** EXERCISE TASK **
Starting from the top of the material, restate each line exactly until the line that contains "[35, 38, 45];", which is also copied. Pictures are excluded.

--- AVAILABLE DATA ---

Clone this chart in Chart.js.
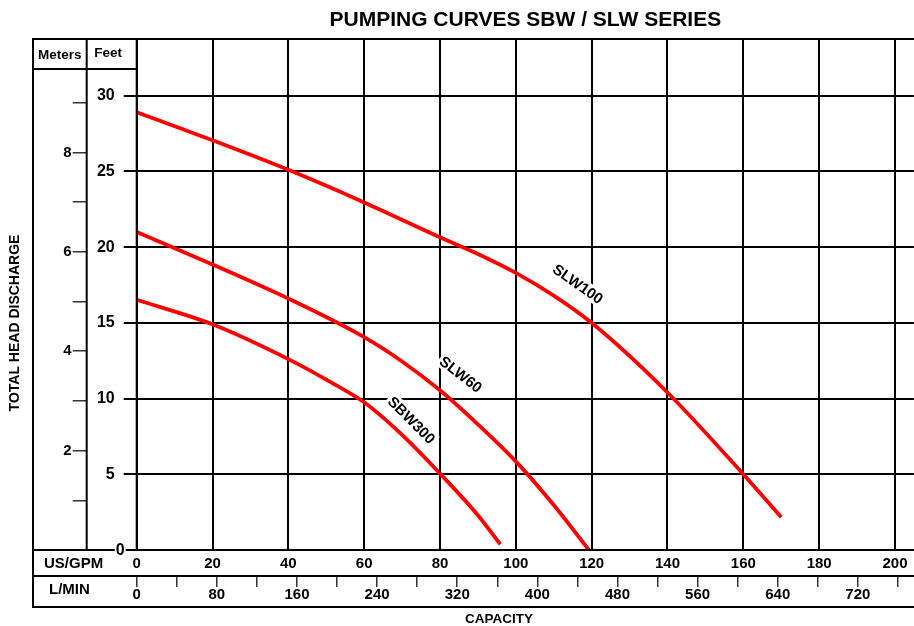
<!DOCTYPE html>
<html>
<head>
<meta charset="utf-8">
<script src="https://cdn.jsdelivr.net/npm/chart.js@4.4.0/dist/chart.umd.min.js"></script>
<style>
html,body{margin:0;padding:0;background:#fff;}
#wrap{width:914px;height:626px;position:relative;}
</style>
</head>
<body>
<div id="wrap"><canvas id="c" width="914" height="626"></canvas></div>
<script>
// ---- data ----
const gpmTicks = [0, 20, 40, 60, 80, 100, 120, 140, 160, 180, 200];
const lminTicks = [0, 40, 80, 120, 160, 200, 240, 280, 320, 360, 400, 440, 480, 520, 560, 600, 640, 680, 720, 760];
const feetTicks = [0, 5, 10, 15, 20, 25, 30];
const meterTicks = [1, 2, 3, 4, 5, 6, 7, 8, 9];

const slw100Gpm  = [0, 20, 40, 60, 80, 90, 100, 110, 120, 140, 160, 170];
const slw100Feet = [28.9, 27.05, 25.1, 22.95, 20.65, 19.55, 18.3, 16.8, 15.0, 10.4, 5.0, 2.16];

const slw60Gpm  = [0, 20, 40, 60, 70, 80, 90, 100, 110, 119.3];
const slw60Feet = [21.0, 18.85, 16.6, 14.05, 12.45, 10.55, 8.3, 5.85, 2.97, 0.0];

const sbw300Gpm  = [0, 20, 40, 50, 60, 70, 80, 90, 95.9];
const sbw300Feet = [16.52, 14.9, 12.6, 11.25, 9.75, 7.6, 5.05, 2.3, 0.38];

const curveNames  = ['SLW100', 'SLW60', 'SBW300'];
const labelGpm    = [116.4, 85.5, 72.5];
const labelFeet   = [17.57, 11.6, 8.58];
const labelAngle  = [35, 38, 45];

const titleText = 'PUMPING CURVES SBW / SLW SERIES';
const xTitle = 'CAPACITY';
const yTitle = 'TOTAL HEAD DISCHARGE';

// ---- helpers ----
const GPM_MAX = 205.0;
const FEET_MAX = 33.74;
const LPM_PER_GPM = 3.78541;
const M_PER_FT = 0.3048;
const FONT = "'Liberation Sans', Arial, Helvetica, sans-serif";
Chart.defaults.font.family = FONT;
Chart.defaults.color = '#000';

function pts(xs, ys) { return xs.map((x, i) => ({x: x, y: ys[i]})); }
function setTicks(vals) { return function (s) { s.ticks = vals.map(v => ({value: v})); }; }

const framePlugin = {
  id: 'frame',
  afterDatasetsDraw(chart) {
    const {ctx, chartArea: ca, scales} = chart;
    const xs = scales.x, x2 = scales.x2, ys = scales.y, y2 = scales.y2;
    const L = y2.left, R = chart.width;
    ctx.save();
    ctx.strokeStyle = '#000';
    ctx.lineWidth = 2;
    const line = (a, b, c, d) => { ctx.beginPath(); ctx.moveTo(a, b); ctx.lineTo(c, d); ctx.stroke(); };
    line(L, ca.top, R, ca.top);
    line(L, ca.top - 1, L, x2.bottom + 1);
    line(y2.right, ca.top, y2.right, ca.bottom);
    line(ca.left, ca.top, ca.left, ca.bottom);
    line(L, ca.top + 30, ca.left, ca.top + 30);
    line(L, ca.bottom, R, ca.bottom);
    line(L, xs.bottom, R, xs.bottom);
    line(L, x2.bottom, R, x2.bottom);

    ctx.fillStyle = '#000';
    ctx.textBaseline = 'middle';
    // header
    ctx.font = 'bold 13.5px ' + FONT;
    ctx.textAlign = 'center';
    ctx.fillText('Meters', (L + y2.right) / 2, ca.top + 16);
    ctx.textAlign = 'left';
    ctx.fillText('Feet', ys.left + 7.5, ca.top + 14.5);
    // row labels
    ctx.font = 'bold 15px ' + FONT;
    ctx.fillText('US/GPM', L + 11, (ca.bottom + xs.bottom) / 2 + 1);
    ctx.fillText('L/MIN', L + 16, x2.top + 14);
    // feet zero
    ctx.font = 'bold 16px ' + FONT;
    ctx.textAlign = 'right';
    const zx = ca.left - 12, zy = ys.getPixelForValue(0);
    const zw = ctx.measureText('0').width;
    ctx.fillStyle = '#fff';
    ctx.fillRect(zx - zw - 1, zy - 7, zw + 2, 14);
    ctx.fillStyle = '#000';
    ctx.fillText('0', zx, zy + 1);
    // axis titles
    ctx.font = 'bold 13.5px ' + FONT;
    ctx.textAlign = 'center';
    ctx.fillText(xTitle, 499, x2.bottom + 12);
    ctx.save();
    ctx.translate(15, 323);
    ctx.rotate(-Math.PI / 2);
    ctx.font = 'bold 14px ' + FONT;
    ctx.fillText(yTitle, 0, 0);
    ctx.restore();
    // curve labels
    ctx.font = 'bold 15px ' + FONT;
    curveNames.forEach((name, i) => {
      const px = xs.getPixelForValue(labelGpm[i]);
      const py = ys.getPixelForValue(labelFeet[i]);
      ctx.save();
      ctx.translate(px, py);
      ctx.rotate(labelAngle[i] * Math.PI / 180);
      const w = ctx.measureText(name).width;
      ctx.fillStyle = '#fff';
      ctx.fillRect(-w / 2 - 2, -8, w + 4, 16);
      ctx.fillStyle = '#000';
      ctx.textAlign = 'center';
      ctx.fillText(name, 0, 1);
      ctx.restore();
    });
    ctx.restore();
  }
};

const curveStyle = {
  borderColor: 'rgb(255,0,0)',
  borderWidth: 3.8,
  pointRadius: 0,
  fill: false,
  cubicInterpolationMode: 'monotone',
  xAxisID: 'x',
  yAxisID: 'y'
};

new Chart(document.getElementById('c'), {
  type: 'line',
  data: {
    datasets: [
      Object.assign({label: curveNames[0], data: pts(slw100Gpm, slw100Feet)}, curveStyle),
      Object.assign({label: curveNames[1], data: pts(slw60Gpm, slw60Feet)}, curveStyle),
      Object.assign({label: curveNames[2], data: pts(sbw300Gpm, sbw300Feet)}, curveStyle)
    ]
  },
  options: {
    responsive: false,
    animation: false,
    devicePixelRatio: 1,
    layout: {padding: {left: 33, right: 0, top: 0, bottom: 19}},
    plugins: {
      legend: {display: false},
      tooltip: {enabled: false},
      title: {
        display: true,
        text: titleText,
        fullSize: false,
        color: '#000',
        font: {size: 21, weight: 'bold', lineHeight: 20 / 21},
        padding: {top: 10, bottom: 9}
      }
    },
    scales: {
      x: {
        type: 'linear', position: 'bottom', weight: 0,
        min: 0, max: GPM_MAX,
        afterBuildTicks: setTicks(gpmTicks),
        afterFit: s => { s.height = 26; },
        grid: {color: '#000', lineWidth: 2, drawTicks: false},
        border: {display: false},
        ticks: {autoSkip: false, maxRotation: 0, padding: 6.5, color: '#000',
                font: {size: 15, weight: 'bold', lineHeight: 1}}
      },
      x2: {
        type: 'linear', position: 'bottom', weight: 1,
        min: 0, max: GPM_MAX * LPM_PER_GPM,
        afterBuildTicks: setTicks(lminTicks),
        afterFit: s => { s.height = 31; },
        grid: {drawOnChartArea: false, color: '#333', lineWidth: 1.5, tickLength: 11},
        border: {display: false},
        ticks: {autoSkip: false, maxRotation: 0, padding: 0, color: '#000',
                font: {size: 15, weight: 'bold', lineHeight: 1},
                callback: v => (v % 80 === 0 ? String(v) : '')}
      },
      y: {
        type: 'linear', position: 'left', weight: 0,
        min: 0, max: FEET_MAX,
        afterBuildTicks: setTicks(feetTicks),
        afterFit: s => { s.width = 50; },
        grid: {color: '#000', lineWidth: 2, tickLength: 13},
        border: {display: false},
        ticks: {padding: 9, color: '#000', font: {size: 16, weight: 'bold'},
                callback: v => (v === 0 ? '' : String(v))}
      },
      y2: {
        type: 'linear', position: 'left', weight: 1,
        min: 0, max: FEET_MAX * M_PER_FT,
        afterBuildTicks: setTicks(meterTicks),
        afterFit: s => { s.width = 53.7; },
        grid: {drawOnChartArea: false, color: '#333', lineWidth: 1.5, tickLength: 14},
        border: {display: false},
        ticks: {padding: 1, color: '#000', font: {size: 15, weight: 'bold'},
                callback: v => (v % 2 === 0 ? String(v) : '')}
      }
    }
  },
  plugins: [framePlugin]
});
</script>
</body>
</html>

---

** TASK OUTPUT **
Clone this chart in Chart.js.
<!DOCTYPE html>
<html>
<head>
<meta charset="utf-8">
<script src="https://cdn.jsdelivr.net/npm/chart.js@4.4.0/dist/chart.umd.min.js"></script>
<style>
html,body{margin:0;padding:0;background:#fff;}
#wrap{width:914px;height:626px;position:relative;}
</style>
</head>
<body>
<div id="wrap"><canvas id="c" width="914" height="626"></canvas></div>
<script>
// ---- data ----
const gpmTicks = [0, 20, 40, 60, 80, 100, 120, 140, 160, 180, 200];
const lminTicks = [0, 40, 80, 120, 160, 200, 240, 280, 320, 360, 400, 440, 480, 520, 560, 600, 640, 680, 720, 760];
const feetTicks = [0, 5, 10, 15, 20, 25, 30];
const meterTicks = [1, 2, 3, 4, 5, 6, 7, 8, 9];

const slw100Gpm  = [0, 20, 40, 60, 80, 90, 100, 110, 120, 140, 160, 170];
const slw100Feet = [28.9, 27.05, 25.1, 22.95, 20.65, 19.55, 18.3, 16.8, 15.0, 10.4, 5.0, 2.16];

const slw60Gpm  = [0, 20, 40, 60, 70, 80, 90, 100, 110, 119.3];
const slw60Feet = [21.0, 18.85, 16.6, 14.05, 12.45, 10.55, 8.3, 5.85, 2.97, 0.0];

const sbw300Gpm  = [0, 20, 40, 50, 60, 70, 80, 90, 95.9];
const sbw300Feet = [16.52, 14.9, 12.6, 11.25, 9.75, 7.6, 5.05, 2.3, 0.38];

const curveNames  = ['SLW100', 'SLW60', 'SBW300'];
const labelGpm    = [116.4, 85.5, 72.5];
const labelFeet   = [17.57, 11.6, 8.58];
const labelAngle  = [35, 38, 45];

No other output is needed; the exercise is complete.